The 1st ‘Brandenburg Forum (BBF) in Geneva’ took place on 11th February 2021, within the framework of the Global Partnership on Drug Policies and Development (GPDPD). The event has originally been conceived as an in-person meeting in 2020 but, in response to the global COVID-19 pandemic and related restrictions, it was delayed and then adapted to work as an interactive, three-hour online meeting instead. The Forum was cohosted by the Deutsche Gesellschaft für Internationale Zusammenarbeit (GIZ) GmbH on behalf of the German Federal Ministry for Economic Cooperation and Development (BMZ), the German Federal Drug Commissioner, the Government of the Netherlands, the Norwegian Ministry of Health and Care Services, the Swiss Federal Office of Public Health, the Transnational Institute (TNI), and the International Drug Policy Consortium (IDPC).

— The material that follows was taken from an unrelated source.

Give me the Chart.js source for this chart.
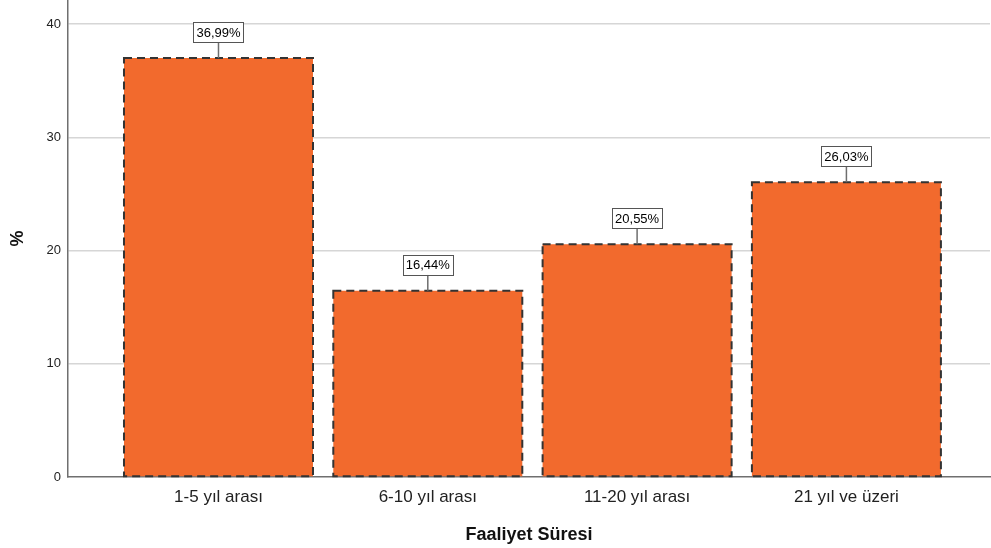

The Forum, held under the ‘Chatham House Rule’ in order to facilitate openness, sought to build upon the series of high-profile Brandenburg Forums on Drugs and Development Policies held in Germany since 2016 – providing a trusted space for important discussion and debate to strengthen the drug policy focus within the key health and human rights bodies in Geneva. The online nature of the Forum allowed the co-hosts to bring together a diverse group of 72 participants (38 women and 34 men) from around the world. This included representatives from the United Nations (UN) Office of the High Commissioner for Human Rights (OHCHR), the World Health Organisation (WHO), the International Narcotics Control Board (INCB), the UN Human Rights Committee, the UN Working Group on Arbitrary Detention, the UN Development Programme (UNDP), the UN Office on Drugs and Crime (UNODC), and the Joint UN Programme on HIV/AIDS (UNAIDS). Furthermore, there were representatives from other intergovernmental bodies, a number of experts from relevant civil society and community-led organisations, and 38 government officials from 14 countries (Albania, Argentina, Finland, France, Germany, Jamaica, Mexico, the Netherlands, Norway, Portugal, Sweden, Switzerland, Thailand and Uruguay).

The event began with warm welcomes from Swiss Ambassador H.E. Felix Baumann the Federal Drug Commissioner of Germany Daniela Ludwig MP, and senior officials from the Governments of Norway and the Netherlands. Ambassador Baumann reiterated Switzerland’s belief that the multifaceted world drug situation “cannot be discussed without its health and human rights aspects”, and highlighted the importance of cooperation between UN entities – especially in light of the UN system common position on drug-related matters4 and the 2030 Agenda for Sustainable Development.5 The Federal Drug Commissioner of Germany further highlighted the International Guidelines on Human Rights and Drug Policy6 (whose development was supported by GPDPD and the Swiss Government as well as UNDP) and its reference in the European Union Drug Strategy 2021-20257 (adopted under the German Presidency of the EU Council) as sending out a “strong signal to those violating fundamental human rights” in the name of drug control. Several participants underlined how the COVID-19 pandemic has put a magnifying glass on different societal problems we face.